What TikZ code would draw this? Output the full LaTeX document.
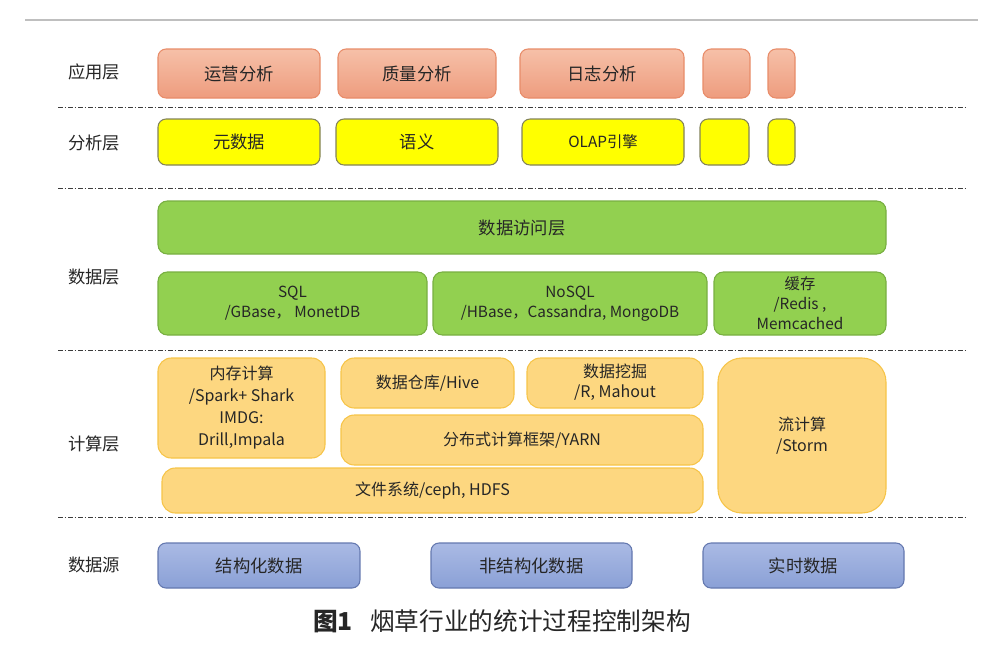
\documentclass[tikz,border=0pt]{standalone}
\usepackage{fontspec}
\setmainfont{Noto Sans CJK SC}
\newfontfamily\capfont{Noto Sans CJK SC}
\usepackage{tikz}
\usetikzlibrary{positioning,calc}
\usepackage{xcolor}

\definecolor{appfillA}{RGB}{246,192,168}
\definecolor{appfillB}{RGB}{238,156,126}
\definecolor{appline}{RGB}{232,140,105}
\definecolor{anafill}{RGB}{255,255,0}
\definecolor{analine}{RGB}{130,130,90}
\definecolor{datafill}{RGB}{146,208,80}
\definecolor{dataline}{RGB}{120,175,65}
\definecolor{compfill}{RGB}{253,215,128}
\definecolor{compline}{RGB}{246,196,72}
\definecolor{srcfillA}{RGB}{170,186,228}
\definecolor{srcfillB}{RGB}{138,160,214}
\definecolor{srcline}{RGB}{100,120,175}
\definecolor{sepline}{RGB}{60,60,60}

\begin{document}
\begin{tikzpicture}[x=0.75pt, y=-0.75pt,
    appbox/.style={draw=appline, top color=appfillA, bottom color=appfillB, rounded corners=6pt, line width=0.8pt},
    anabox/.style={draw=analine, fill=anafill, rounded corners=6pt, line width=0.8pt},
    databox/.style={draw=dataline, fill=datafill, rounded corners=7pt, line width=0.8pt},
    compbox/.style={draw=compline, fill=compfill, rounded corners=10pt, line width=0.8pt},
    srcbox/.style={draw=srcline, top color=srcfillA, bottom color=srcfillB, rounded corners=6pt, line width=0.8pt},
    sep/.style={draw=sepline, line width=0.75pt, dash pattern=on 3.5pt off 1.5pt on 1pt off 1.5pt},
    lbl/.style={font=\fontsize{13}{15}\selectfont, text=black!85},
    txt/.style={font=\fontsize{13}{15}\selectfont, align=center, text=black!85},
    small/.style={font=\fontsize{11.5}{15}\selectfont, align=center, text=black!85}]
    \useasboundingbox (0,0) rectangle (1000,654);

    % top rule
    \draw[black!25, line width=0.8pt] (25,20) -- (978,20);

    % layer separators
    \draw[sep] (58,107) -- (965,107);
    \draw[sep] (58,188) -- (965,188);
    \draw[sep] (58,350) -- (965,350);
    \draw[sep] (58,517) -- (965,517);

    % layer labels
    \node[lbl] (yingyong) at (94,72) {应用层};
    \node[lbl] (fenxi) at (94,143) {分析层};
    \node[lbl] (shuju) at (94,277) {数据层};
    \node[lbl] (jisuan) at (94,444) {计算层};
    \node[lbl] (shujuyuan) at (94,565) {数据源};

    % application layer
    \draw[appbox] (158,49) rectangle (320,98);
    \node[txt] (yunying) at (239,73.5) {运营分析};
    \draw[appbox] (338,49) rectangle (496,98);
    \node[txt] (zhiliang) at (417,73.5) {质量分析};
    \draw[appbox] (520,49) rectangle (684,98);
    \node[txt] (rizhi) at (602,73.5) {日志分析};
    \draw[appbox] (703,49) rectangle (750,98);
    \draw[appbox] (768,49) rectangle (795,98);

    % analysis layer
    \draw[anabox] (158,119) rectangle (320,165);
    \node[txt] (yuanshuju) at (239,142) {元数据};
    \draw[anabox] (336,119) rectangle (498,165);
    \node[txt] (yuyi) at (417,142) {语义};
    \draw[anabox] (522,119) rectangle (684,165);
    \node[small] (olap) at (603,142) {OLAP引擎};
    \draw[anabox] (700,119) rectangle (749,165);
    \draw[anabox] (768,119) rectangle (795,165);

    % data layer
    \draw[databox] (158,201) rectangle (886,254);
    \node[txt] (fangwen) at (522,227.5) {数据访问层};
    \draw[databox] (158,272) rectangle (427,335);
    \node[small] (sql) at (292.5,303.5) {SQL\\/GBase， MonetDB};
    \draw[databox] (433,272) rectangle (707,335);
    \node[small] (nosql) at (570,303.5) {NoSQL\\/HBase，Cassandra, MongoDB};
    \draw[databox] (714,272) rectangle (886,335);
    \node[small] (huancun) at (800,303.5) {缓存\\/Redis ,\\Memcached};

    % compute layer
    \draw[compbox] (158,358) rectangle (325,458);
    \node[small, font=\fontsize{12}{16.5}\selectfont] (neicun) at (241.5,408) {内存计算\\/Spark+ Shark\\IMDG:\\Drill,Impala};
    \draw[compbox] (341,358) rectangle (514,408);
    \node[small, font=\fontsize{12}{15}\selectfont] (cangku) at (427.5,383) {数据仓库/Hive};
    \draw[compbox] (527,358) rectangle (703,408);
    \node[small, font=\fontsize{12}{15}\selectfont] (wajue) at (615,382) {数据挖掘\\/R, Mahout};
    \draw[compbox] (341,415) rectangle (703,465);
    \node[small, font=\fontsize{12}{15}\selectfont] (yarn) at (522,440) {分布式计算框架/YARN};
    \draw[compbox] (162,468) rectangle (703,513);
    \node[small, font=\fontsize{12}{15}\selectfont] (hdfs) at (432.5,490.5) {文件系统/ceph, HDFS};
    \draw[compbox, rounded corners=18pt] (718,358) rectangle (886,513);
    \node[small, font=\fontsize{12}{16}\selectfont] (storm) at (802,435.5) {流计算\\/Storm};

    % data sources
    \draw[srcbox] (158,543) rectangle (360,588);
    \node[txt] (jiegou) at (259,565.5) {结构化数据};
    \draw[srcbox] (431,543) rectangle (632,588);
    \node[txt] (feijiegou) at (531.5,565.5) {非结构化数据};
    \draw[srcbox] (703,543) rectangle (904,588);
    \node[txt] (shishi) at (803.5,565.5) {实时数据};

    % caption
    \node[font=\capfont\fontsize{18.5}{22}\selectfont, text=black!85] (caption) at (502,621) {\textbf{图1}\hspace{0.7em}烟草行业的统计过程控制架构};
\end{tikzpicture}
\end{document}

> **SHORT EXERCISE**
Copy out all of the material exactly as written, without its pictures.

> **SOLUTION**
What TikZ code would draw this? Output the full LaTeX document.
\documentclass[tikz,border=0pt]{standalone}
\usepackage{fontspec}
\setmainfont{Noto Sans CJK SC}
\newfontfamily\capfont{Noto Sans CJK SC}
\usepackage{tikz}
\usetikzlibrary{positioning,calc}
\usepackage{xcolor}

\definecolor{appfillA}{RGB}{246,192,168}
\definecolor{appfillB}{RGB}{238,156,126}
\definecolor{appline}{RGB}{232,140,105}
\definecolor{anafill}{RGB}{255,255,0}
\definecolor{analine}{RGB}{130,130,90}
\definecolor{datafill}{RGB}{146,208,80}
\definecolor{dataline}{RGB}{120,175,65}
\definecolor{compfill}{RGB}{253,215,128}
\definecolor{compline}{RGB}{246,196,72}
\definecolor{srcfillA}{RGB}{170,186,228}
\definecolor{srcfillB}{RGB}{138,160,214}
\definecolor{srcline}{RGB}{100,120,175}
\definecolor{sepline}{RGB}{60,60,60}

\begin{document}
\begin{tikzpicture}[x=0.75pt, y=-0.75pt,
    appbox/.style={draw=appline, top color=appfillA, bottom color=appfillB, rounded corners=6pt, line width=0.8pt},
    anabox/.style={draw=analine, fill=anafill, rounded corners=6pt, line width=0.8pt},
    databox/.style={draw=dataline, fill=datafill, rounded corners=7pt, line width=0.8pt},
    compbox/.style={draw=compline, fill=compfill, rounded corners=10pt, line width=0.8pt},
    srcbox/.style={draw=srcline, top color=srcfillA, bottom color=srcfillB, rounded corners=6pt, line width=0.8pt},
    sep/.style={draw=sepline, line width=0.75pt, dash pattern=on 3.5pt off 1.5pt on 1pt off 1.5pt},
    lbl/.style={font=\fontsize{13}{15}\selectfont, text=black!85},
    txt/.style={font=\fontsize{13}{15}\selectfont, align=center, text=black!85},
    small/.style={font=\fontsize{11.5}{15}\selectfont, align=center, text=black!85}]
    \useasboundingbox (0,0) rectangle (1000,654);

    % top rule
    \draw[black!25, line width=0.8pt] (25,20) -- (978,20);

    % layer separators
    \draw[sep] (58,107) -- (965,107);
    \draw[sep] (58,188) -- (965,188);
    \draw[sep] (58,350) -- (965,350);
    \draw[sep] (58,517) -- (965,517);

    % layer labels
    \node[lbl] (yingyong) at (94,72) {应用层};
    \node[lbl] (fenxi) at (94,143) {分析层};
    \node[lbl] (shuju) at (94,277) {数据层};
    \node[lbl] (jisuan) at (94,444) {计算层};
    \node[lbl] (shujuyuan) at (94,565) {数据源};

    % application layer
    \draw[appbox] (158,49) rectangle (320,98);
    \node[txt] (yunying) at (239,73.5) {运营分析};
    \draw[appbox] (338,49) rectangle (496,98);
    \node[txt] (zhiliang) at (417,73.5) {质量分析};
    \draw[appbox] (520,49) rectangle (684,98);
    \node[txt] (rizhi) at (602,73.5) {日志分析};
    \draw[appbox] (703,49) rectangle (750,98);
    \draw[appbox] (768,49) rectangle (795,98);

    % analysis layer
    \draw[anabox] (158,119) rectangle (320,165);
    \node[txt] (yuanshuju) at (239,142) {元数据};
    \draw[anabox] (336,119) rectangle (498,165);
    \node[txt] (yuyi) at (417,142) {语义};
    \draw[anabox] (522,119) rectangle (684,165);
    \node[small] (olap) at (603,142) {OLAP引擎};
    \draw[anabox] (700,119) rectangle (749,165);
    \draw[anabox] (768,119) rectangle (795,165);

    % data layer
    \draw[databox] (158,201) rectangle (886,254);
    \node[txt] (fangwen) at (522,227.5) {数据访问层};
    \draw[databox] (158,272) rectangle (427,335);
    \node[small] (sql) at (292.5,303.5) {SQL\\/GBase， MonetDB};
    \draw[databox] (433,272) rectangle (707,335);
    \node[small] (nosql) at (570,303.5) {NoSQL\\/HBase，Cassandra, MongoDB};
    \draw[databox] (714,272) rectangle (886,335);
    \node[small] (huancun) at (800,303.5) {缓存\\/Redis ,\\Memcached};

    % compute layer
    \draw[compbox] (158,358) rectangle (325,458);
    \node[small, font=\fontsize{12}{16.5}\selectfont] (neicun) at (241.5,408) {内存计算\\/Spark+ Shark\\IMDG:\\Drill,Impala};
    \draw[compbox] (341,358) rectangle (514,408);
    \node[small, font=\fontsize{12}{15}\selectfont] (cangku) at (427.5,383) {数据仓库/Hive};
    \draw[compbox] (527,358) rectangle (703,408);
    \node[small, font=\fontsize{12}{15}\selectfont] (wajue) at (615,382) {数据挖掘\\/R, Mahout};
    \draw[compbox] (341,415) rectangle (703,465);
    \node[small, font=\fontsize{12}{15}\selectfont] (yarn) at (522,440) {分布式计算框架/YARN};
    \draw[compbox] (162,468) rectangle (703,513);
    \node[small, font=\fontsize{12}{15}\selectfont] (hdfs) at (432.5,490.5) {文件系统/ceph, HDFS};
    \draw[compbox, rounded corners=18pt] (718,358) rectangle (886,513);
    \node[small, font=\fontsize{12}{16}\selectfont] (storm) at (802,435.5) {流计算\\/Storm};

    % data sources
    \draw[srcbox] (158,543) rectangle (360,588);
    \node[txt] (jiegou) at (259,565.5) {结构化数据};
    \draw[srcbox] (431,543) rectangle (632,588);
    \node[txt] (feijiegou) at (531.5,565.5) {非结构化数据};
    \draw[srcbox] (703,543) rectangle (904,588);
    \node[txt] (shishi) at (803.5,565.5) {实时数据};

    % caption
    \node[font=\capfont\fontsize{18.5}{22}\selectfont, text=black!85] (caption) at (502,621) {\textbf{图1}\hspace{0.7em}烟草行业的统计过程控制架构};
\end{tikzpicture}
\end{document}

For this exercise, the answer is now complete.